Does anybody else see the problem with this? As if fast food isn't dehumanizing enough, now McDonald's wants us to talk to somebody in North Dakota to place our order for the drive-up window sitting 20 feet from our car! How long will it be before we're talking to Hyderabad, India to order our Happy Meals?
Generally if I simply must have fast food, I find it easier to order exactly what I don't want, then when they screw up the order, which the minions inevitable will, chances are greater that I get what I secretly desired.
If I'm talking to some outsourced thrall in Bumfuck, Egypt to get my food, and the window fool gives me 83 cheeseburgers, extra pickles, then to whom am I going to bitch? The Bumfucktard? No he's a million miles away, plus I'd have to circle back around to the static-y screech box. The window troll? No, the computer screen clearly says 83 cheeseburgers, extra pickles. God forbid he has an original thought. The manager? He's in the "office" masturbating to internet porn, or popping zits, or both.
If you absolutely, truly have no recourse but to resort to fast food, at least maintain what shreds of humanity are left in our society and park your car, get out and walk inside to order like a human should. Please.

Thursday, March 10, 2005

Is It Art?

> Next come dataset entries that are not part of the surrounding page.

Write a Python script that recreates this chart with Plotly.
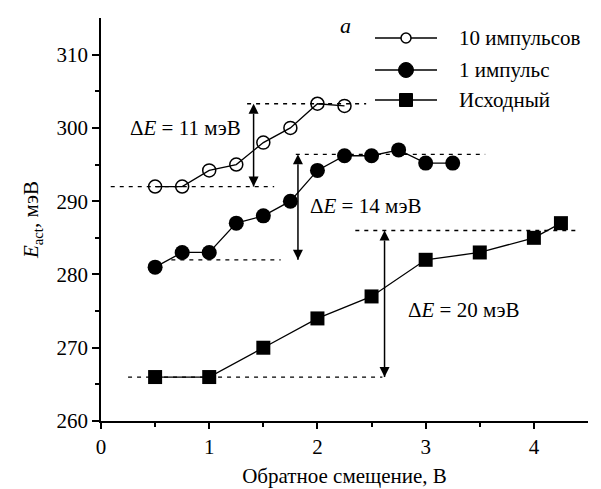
import plotly.graph_objects as go

# ---- data ----
x_10 = [0.5, 0.75, 1.0, 1.25, 1.5, 1.75, 2.0, 2.25]
y_10 = [292, 292, 294.2, 295, 298, 300, 303.3, 303]

x_1 = [0.5, 0.75, 1.0, 1.25, 1.5, 1.75, 2.0, 2.25, 2.5, 2.75, 3.0, 3.25]
y_1 = [281, 283, 283, 287, 288, 290, 294.2, 296.2, 296.2, 297, 295.2, 295.2]

x_src = [0.5, 1.0, 1.5, 2.0, 2.5, 3.0, 3.5, 4.0, 4.25]
y_src = [266, 266, 270, 274, 277, 282, 283, 285, 287]

names = ["10 импульсов", "1 импульс", "Исходный"]
x_ticks = [0, 1, 2, 3, 4]
y_ticks = [260, 270, 280, 290, 300, 310]

# energy levels for delta-E markers (low, high) and labels
dE_low = [292, 282, 266]
dE_high = [303.3, 296.4, 286]
dE_values = [11, 14, 20]

# ---- layout/positions (not data) ----
arrow_x = [1.41, 1.82, 2.62]
low_span = [(0.09, 1.6), (0.65, 1.66), (0.25, 2.6)]
high_span = [(1.35, 2.45), (1.8, 3.55), (2.35, 4.4)]
label_pos = [(0.78, 300.0), (2.45, 289.3), (3.35, 275.2)]

FONT = "Liberation Serif"
OFF = 8  # default page body margin
W, H = 601 - OFF, 489 - OFF
L, R, T, B = 101 - OFF, 13, 18 - OFF, 68
PW, PH = W - L - R, H - T - B


def px(xp):
    return (xp - OFF - L) / PW


def py(yp):
    return 1 - (yp - OFF - T) / PH


fig = go.Figure()

styles = [
    dict(symbol="circle-open", size=13, color="black", line=dict(width=1.5, color="black")),
    dict(symbol="circle", size=15, color="black"),
    dict(symbol="square", size=14, color="black"),
]
for xs, ys, nm, mk in zip([x_10, x_1, x_src], [y_10, y_1, y_src], names, styles):
    fig.add_trace(go.Scatter(x=xs, y=ys, name=nm, mode="lines+markers",
                             line=dict(color="black", width=1.3), marker=mk, showlegend=False))

for (lx0, lx1), (hx0, hx1), lo, hi in zip(low_span, high_span, dE_low, dE_high):
    fig.add_shape(type="line", xref="x", yref="y", x0=lx0, x1=lx1, y0=lo, y1=lo,
                  line=dict(color="black", width=1.3, dash="4px,5px"), layer="below")
    fig.add_shape(type="line", xref="x", yref="y", x0=hx0, x1=hx1, y0=hi, y1=hi,
                  line=dict(color="black", width=1.3, dash="4px,5px"), layer="below")

# double-headed delta-E arrows
for ax_, lo, hi, dv, (tx, ty) in zip(arrow_x, dE_low, dE_high, dE_values, label_pos):
    fig.add_trace(go.Scatter(x=[ax_, ax_], y=[lo, hi], mode="lines+markers", showlegend=False,
                             hoverinfo="skip", line=dict(color="black", width=1.5),
                             marker=dict(symbol=["arrow-down", "arrow-up"], size=10, color="black",
                                         line=dict(width=0))))
    fig.add_annotation(x=tx, y=ty, xref="x", yref="y", text=f"Δ<i>E</i> = {dv} мэВ",
                       showarrow=False, xanchor="center",
                       font=dict(family=FONT, size=21, color="black"))

# panel letter
fig.add_annotation(x=px(345), y=py(25), xref="paper", yref="paper", text="<i>a</i>",
                   showarrow=False, xanchor="center", yanchor="middle",
                   font=dict(family=FONT, size=22, color="black"))

# custom legend (line + marker + text)
leg_rows = [38, 70, 100]
msize = [5, 7.5, 6.5]
for i, (nm, yy) in enumerate(zip(names, leg_rows)):
    fig.add_shape(type="line", xref="paper", yref="paper", x0=px(375), x1=px(437),
                  y0=py(yy), y1=py(yy), line=dict(color="black", width=1.3))
    r = msize[i]
    fig.add_shape(type="circle" if i < 2 else "rect", xref="paper", yref="paper",
                  x0=px(406 - r), x1=px(406 + r), y0=py(yy + r), y1=py(yy - r),
                  fillcolor="white" if i == 0 else "black",
                  line=dict(color="black", width=1.5 if i == 0 else 1))
    fig.add_annotation(x=px(457), y=py(yy), xref="paper", yref="paper", text=nm, showarrow=False,
                       xanchor="left", yanchor="middle", font=dict(family=FONT, size=21, color="black"))

fig.update_layout(
    width=W, height=H,
    margin=dict(l=L, r=R, t=T, b=B),
    paper_bgcolor="white", plot_bgcolor="white",
    font=dict(family=FONT, size=21, color="black"),
    showlegend=False,
    xaxis=dict(range=[0, 4.5], tickvals=x_ticks, ticks="outside", ticklen=6, tickwidth=1.5,
               tickcolor="black", showline=True, linecolor="black", linewidth=1.5,
               showgrid=False, zeroline=False, automargin=False,
               tickfont=dict(family=FONT, size=21),
               minor=dict(tickvals=[0.5, 1.5, 2.5, 3.5], ticks="outside", ticklen=4, tickwidth=1.5, tickcolor="black"),
               title=dict(text="Обратное смещение, В", font=dict(family=FONT, size=21), standoff=10)),
    yaxis=dict(range=[260, 315], tickvals=y_ticks, ticks="outside", ticklen=7, tickwidth=1.5,
               tickcolor="black", showline=True, linecolor="black", linewidth=1.5,
               showgrid=False, zeroline=False, automargin=False,
               tickfont=dict(family=FONT, size=21),
               minor=dict(tickvals=[265, 275, 285, 295, 305], ticks="outside", ticklen=4, tickwidth=1.5, tickcolor="black"),
               title=dict(text="<i>E</i><sub>act</sub>, мэВ", font=dict(family=FONT, size=21), standoff=12)),
)

fig.write_html("out.html")
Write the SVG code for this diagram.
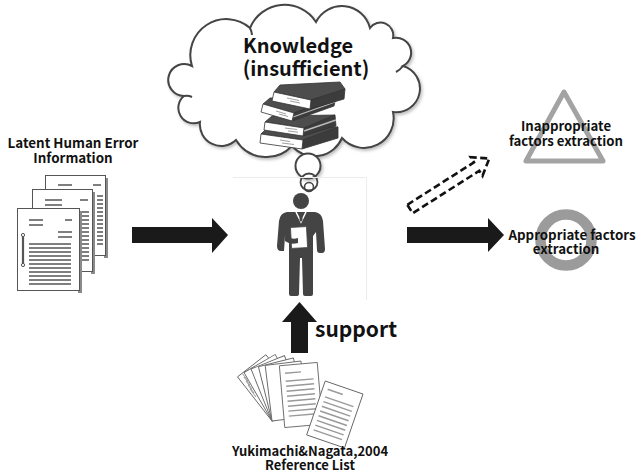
<svg xmlns="http://www.w3.org/2000/svg" width="637" height="475" viewBox="0 0 637 475">
  <defs>
    <filter id="soft" x="-10%" y="-10%" width="130%" height="130%">
      <feDropShadow dx="1.5" dy="2" stdDeviation="1.5" flood-color="#000" flood-opacity="0.25"/>
    </filter>
    <style>
      .lbl { font-family: "Noto Sans CJK JP", "Noto Sans", sans-serif; font-weight: bold; fill: #111; text-anchor: middle; }
      .page { fill: #fff; stroke: #555; stroke-width: 1; }
      .edge { fill: #8a8a8a; }
      .ln { stroke: #555; stroke-width: 1.6; }
      .ln2 { stroke: #999; stroke-width: 1.4; }
      .bubble { fill: #fff; stroke: #444; stroke-width: 2; }
      .cover { fill: #4d4d4d; stroke: #333; stroke-width: 0.8; }
      .spine { fill: #3c3c3c; stroke: #333; stroke-width: 0.8; }
      .leaf { fill: #fff; stroke: #333; stroke-width: 0.8; }
      .arrow { fill: #1a1a1a; }
      .fan { fill: #fff; stroke: #666; stroke-width: 0.9; }
    </style>
  </defs>

  <rect width="637" height="475" fill="#fff"/>

  <!-- thought cloud with books -->
  <g id="knowledge">
    <path class="bubble" filter="url(#soft)" d="M192,66 A36,36 0 0 1 250,28 A37.4,37.4 0 0 1 316,22 A29,29 0 0 1 370,28 A12.8,12.8 0 0 1 393,38 A15,15 0 0 1 403,66 A23.6,23.6 0 0 1 393,112 A29.6,29.6 0 0 1 342,138 A29.9,29.9 0 0 1 292,146 A35.4,35.4 0 0 1 236,140 A21.4,21.4 0 0 1 200,122 A15.4,15.4 0 0 1 184,96 A16,16 0 1 1 192,66 Z"/>
    <!-- small inner hooks of the cloud outline -->
    <path d="M403,66 q-3,4 -7,6 M250,28 q2,4 2,7 M184,96 q4,-1 8,1 M292,146 q-2,-4 -1,-8" fill="none" stroke="#444" stroke-width="2"/>
    <text class="lbl" x="298" y="53" font-size="20">Knowledge</text>
    <text class="lbl" x="306" y="76" font-size="20">(insufficient)</text>

    <!-- stack of books -->
    <g id="books">
      <!-- bottom book -->
      <polygon class="cover" points="261,134 268,127 338,127 303,140"/>
      <polygon class="spine" points="303,140 338,127 338,138 302,149"/>
      <polygon class="leaf" points="261,134 303,140 302,149 260,143"/>
      <path d="M280,140 l10,1.5 M282,143 l12,1.5" stroke="#888" stroke-width="0.8"/>
      <!-- third book -->
      <polygon class="cover" points="265,122 272,116 335,115 304,128"/>
      <polygon class="spine" points="304,128 335,115 336,126 303,136"/>
      <path d="M304,131 L336,120" stroke="#bbb" stroke-width="1.5"/>
      <polygon class="leaf" points="265,122 304,128 303,136 264,130"/>
      <path d="M285,128 l12,1.5 M288,131 l10,1.2" stroke="#888" stroke-width="0.8"/>
      <!-- second book -->
      <polygon class="cover" points="263,104 270,98 336,97 294,113"/>
      <polygon class="spine" points="294,113 336,97 334,106 292,121"/>
      <path d="M293,117 L335,102" stroke="#bbb" stroke-width="1.3"/>
      <polygon class="leaf" points="263,104 294,113 292,121 261,112"/>
      <path d="M276,111 l10,3 M279,114 l9,2.5" stroke="#888" stroke-width="0.8"/>
      <!-- top book -->
      <polygon class="cover" points="274,92 280,85 340,82 345,89 311,100"/>
      <polygon class="spine" points="311,100 345,89 344,99 310,109"/>
      <polygon class="leaf" points="274,92 311,100 310,109 272,101"/>
      <path d="M287,98 l12,2.5 M290,101 l10,2" stroke="#888" stroke-width="0.8"/>
    </g>

    <!-- thought bubbles -->
    <circle class="bubble" cx="308" cy="166" r="12.5" stroke-width="1.8" filter="url(#soft)"/>
    <circle cx="309" cy="182" r="8.5" fill="none" stroke="#444" stroke-width="1.8"/>
    <circle cx="309" cy="187" r="4.5" fill="none" stroke="#444" stroke-width="1.6"/>
  </g>

  <!-- faint frame around the worker -->
  <path d="M233,177.5 H366.5 V300" fill="none" stroke="#ececec" stroke-width="1"/>

  <!-- worker figure -->
  <g id="worker" fill="#444">
    <circle cx="301" cy="201" r="8"/>
    <path d="M287,212 Q280,213 279,221 L277,246 Q277,251 281,251 L284,251 L285,236 L289,240 L289,294 Q289,296 291,296 L297,296 Q299,296 299,294 L300,258 L302,258 L303,294 Q303,296 305,296 L311,296 Q313,296 313,294 L313,236 L316,232 L317,250 Q317,253 320,253 L322,253 Q325,253 325,249 L323,221 Q322,213 315,212 Z"/>
    <!-- collar and tie -->
    <path d="M296,212 L301,222 L306,212" fill="none" stroke="#fff" stroke-width="1.5"/>
    <path d="M300,213 L302,213 L302.5,220 L301,222 L299.5,220 Z" fill="#444"/>
    <!-- sheet held in hand -->
    <rect x="291" y="227" width="16" height="21" fill="#fff" stroke="#444" stroke-width="0.8" transform="rotate(-3 299 237)"/>
    <path d="M285,236 Q292,240 298,238 L298,243 Q290,245 285,241 Z"/>
  </g>

  <!-- input documents -->
  <g id="latent-info">
    <text class="lbl" x="73" y="148" font-size="13.4">Latent Human Error</text>
    <text class="lbl" x="73" y="163" font-size="13.4">Information</text>

    <!-- back sheet -->
    <rect class="edge" x="104" y="178" width="4" height="80"/>
    <rect class="page" x="45.5" y="175.5" width="60" height="80"/>
    <path class="ln" d="M58,185 h14 M93,185 h8"/>
    <path class="ln" d="M97,196 h6 M97,200 h6 M97,204 h6 M97,208 h6 M97,212 h6 M97,216 h6 M97,220 h6 M97,224 h6 M97,228 h6 M97,232 h6 M97,236 h6 M97,240 h6 M97,244 h6"/>

    <!-- middle sheet -->
    <rect class="edge" x="91" y="192" width="4" height="82"/>
    <rect class="page" x="32.5" y="189.5" width="60" height="82"/>
    <path class="ln" d="M45,200 h17 M45,205 h17 M80,200 h8"/>
    <path class="ln" d="M82,212 h7 M82,216 h7 M82,220 h7 M82,224 h7 M82,228 h7 M82,232 h7 M82,236 h7 M82,240 h7 M82,244 h7 M82,248 h7 M82,252 h7 M82,256 h7 M82,260 h7"/>

    <!-- front sheet -->
    <rect class="edge" x="78" y="211" width="4" height="82"/>
    <rect class="page" x="17.5" y="208.5" width="62" height="82"/>
    <path class="ln" d="M29,220 h14 M29,225 h14 M65,220 h7 M58,232 h14 M58,237 h14"/>
    <line x1="23" y1="236" x2="23" y2="264" stroke="#555" stroke-width="2.2"/>
    <circle cx="23" cy="235" r="1.6" fill="#fff" stroke="#555" stroke-width="1"/>
    <circle cx="23" cy="265" r="1.6" fill="#fff" stroke="#555" stroke-width="1"/>
    <path class="ln" d="M29,244 h42 M29,248 h42 M29,252 h42 M29,256 h42 M29,260 h42 M29,264 h42 M29,268 h42 M29,272 h42 M29,276 h42 M29,280 h42 M29,284 h42"/>
  </g>

  <!-- reference papers -->
  <g id="reference-list">
    <g transform="translate(272 421)">
      <rect class="fan" x="0" y="-56" width="36" height="56" transform="rotate(-38)"/>
      <rect class="fan" x="0" y="-56" width="36" height="56" transform="rotate(-30)"/>
      <rect class="fan" x="0" y="-56" width="36" height="56" transform="rotate(-22)"/>
      <rect class="fan" x="0" y="-56" width="36" height="56" transform="rotate(-14)"/>
      <rect class="fan" x="0" y="-56" width="36" height="56" transform="rotate(-7)"/>
      <path d="M-24,-40 l-6,-8 M-22,-36 l-6,-8 M-20,-32 l-6,-8 M-18,-28 l-6,-8 M-16,-24 l-6,-8" stroke="#999" stroke-width="1"/>
    </g>
    <!-- front sheet of the fan -->
    <g transform="rotate(-5 301 395)">
      <rect class="fan" x="282" y="364" width="38" height="62"/>
      <path class="ln2" d="M287,372 h16 M287,380 h28 M287,385 h28 M287,390 h28 M287,395 h28 M287,400 h28 M287,405 h28 M287,410 h28 M287,415 h28"/>
    </g>
    <!-- loose sheet -->
    <g transform="rotate(19 335 414)">
      <rect class="fan" x="315" y="386" width="40" height="57"/>
      <path class="ln2" d="M320,393 h16 M320,401 h30 M320,406 h30 M320,411 h30 M320,416 h30 M320,421 h30 M320,426 h30 M320,431 h30 M320,436 h30"/>
    </g>
    <text class="lbl" x="310" y="456" font-size="13">Yukimachi&amp;Nagata,2004</text>
    <text class="lbl" x="310" y="470" font-size="13">Reference List</text>
  </g>

  <!-- outcome: inappropriate -->
  <g id="inappropriate">
    <polygon points="564,92 526,161 603,161" fill="none" stroke="#a3a3a3" stroke-width="5" stroke-linejoin="round"/>
    <text class="lbl" x="566" y="131" font-size="13.2">Inappropriate</text>
    <text class="lbl" x="566" y="146" font-size="13.2">factors extraction</text>
  </g>

  <!-- outcome: appropriate -->
  <g id="appropriate">
    <circle cx="566" cy="240" r="25.5" fill="none" stroke="#9b9b9b" stroke-width="10.5"/>
    <text class="lbl" x="572" y="240" font-size="13.3">Appropriate factors</text>
    <text class="lbl" x="566" y="254" font-size="13.3">extraction</text>
  </g>

  <!-- connectors -->
  <g id="connectors">
    <!-- information to worker -->
    <polygon class="arrow" points="132,227 212,227 212,218 228,235 212,253 212,243 132,243"/>
    <!-- worker to appropriate -->
    <polygon class="arrow" points="407,227 488,227 488,218 504,235 488,252 488,243 407,243"/>
    <!-- worker to inappropriate (dashed) -->
    <g transform="translate(410 209) rotate(-32.5)">
      <polygon points="0,-5 79,-5 79,-11 94,0 79,11 79,5 0,5" fill="#fff" stroke="#111" stroke-width="2.6" stroke-dasharray="7 3.5" stroke-linejoin="miter"/>
    </g>
    <!-- reference list supports worker -->
    <polygon class="arrow" points="291,353 291,322 282,322 299.5,302 317,322 308,322 308,353"/>
    <text class="lbl" x="356" y="337" font-size="21">support</text>
  </g>
</svg>
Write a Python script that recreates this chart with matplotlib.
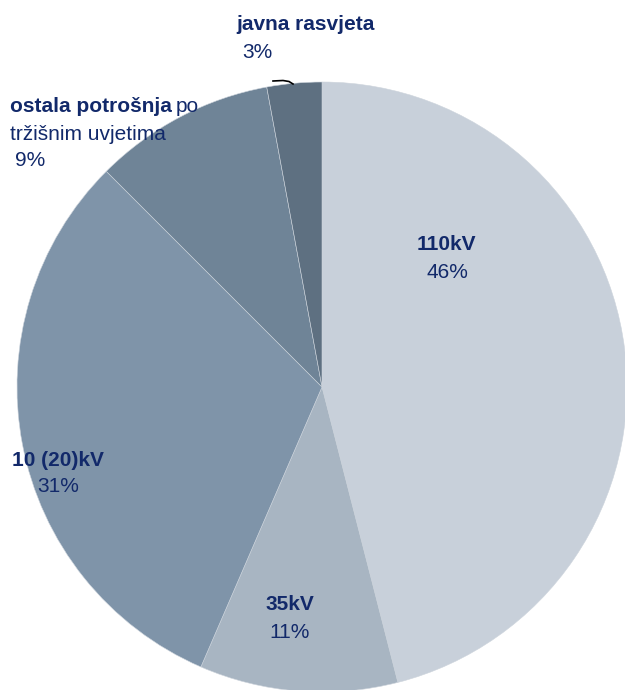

Or Just Stupid?

Apparently someone in Alaska decided to capitalize on something that happens every time you leave your garden hose on when it freezes. John Reese describes himself as a "free-form industrial ice sculptor" because he leaves sprinklers running in the cold.
And to think, thousands have been doing this for free! Yet in the transcript from NPR he says he is the "only person on the planet" who does stuff like this. Tell that to my camellia bush that got decimated because I forgot the sprinker was on during on overnight freeze!
Does it seem to you that people do idiotic things just so they can say they're "the only person on the planet that does this"? I got news for ya buddy; not only are not the only person on the planet that can make outdoor popsicles, but neither do you have the worldwide market cornered on stupidity!

Sunday, February 27, 2005

Suspicions Confirmed!

Surely you've experience the frustration that comes from calling "customer support" for anything. Likely you've hung up the phone exasperated over the useless time you spent dealing with "service" representatives. "That has got to be one of the stupidest people I've ever dealt with!" you thought to yourself.
Now CNN confirms this suspicion. They need software to tell them when the customer is upset. Excuse me, but I've always been able to rely on conversational skills to tell me the mood of the other person, even when I'm talking on the phone. Are these people so shut in that they don't experience conversation with people outside of taking service calls? They need a computer screen to tell them that the person on the phone shouting, crying, swearing at them is upset?
I've always suspected that a leaden intellect is a prerequisite to have a customer service job. Now I know it's true.